With this set of information taken from Linux systems, it is possible to have good monitoring, and a team that can act immediately on system downtime that can paralyze critical systems.
Monitoring with Librato
Librato is a real-time web monitoring tool, making it possible to set up a real-time monitoring environment, create alerts by e-mail, and focus on threshold and monitoring history.
Among other options, it is possible to create monitoring levels, with profiles of equipment to be monitored, and simple monitoring viewers will trigger a specialist or open a call for immediate action when needed.
This tool can also be an ally of an ITIL/COBIT team, which can use the reports to justify scheduled and unscheduled stops, and clarify systems that have problems within their history. It can also be used to justify the purchase of new equipment, software upgrades, or the migration of a system that no longer meets the needs of a company.
Librato can be installed in major Linux distributions such as RedHat, CentOS, Ubuntu, Debian, Fedora, and Amazon Linux. Its deployment is easy, fast, and practical. You can follow a step-by-step guide on the Integration page, where there are Easy Install and Advanced options for users. After installation, you can start configuring the dashboard for monitoring on the server.
Space - You can create spaces to demonstrate the location you want to monitor—for example, Datacenter01, SRV_Corp2017, SRV_FW2B4, etc. You can choose the type of monitoring display (Line, Stacked and Big Number). Then you can choose what you want to monitor as CPU Percent, Swap, or Load. In addition, within the dashboard, you can select how long you want to monitor a group of equipment or set it to be monitored indefinitely.

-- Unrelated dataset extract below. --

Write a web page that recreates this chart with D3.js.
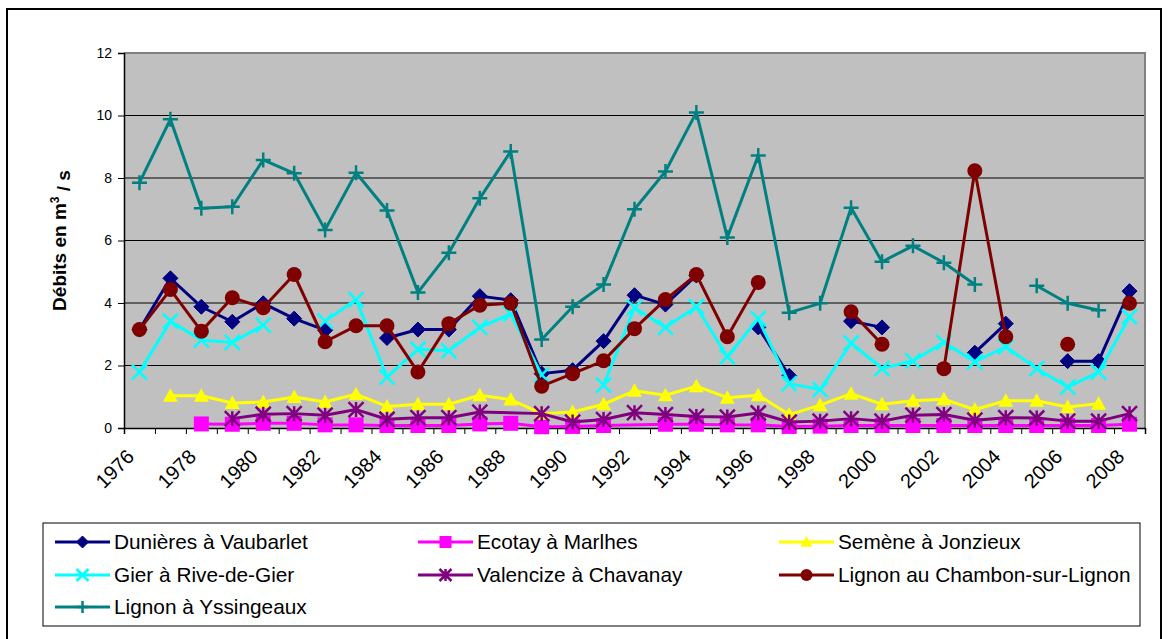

Metrics - You can select existing metrics to create new composite metrics according to what you want to be monitored in the operating system.
Alert - Where alerts are created for the operating system, with time settings for issuing a new alert, and the conditions for issuing alerts.
Integration - Where the Linux distribution is selected that will be part of your monitoring, and the steps for the installation of each distribution.
Librato is a great monitoring tool when it comes to Linux operating systems, making it easier to implement and monitor equipment. Librato has a range of ready-made tools, customizable monitoring panels, and reports that are critical for investigating chronic infrastructure problems.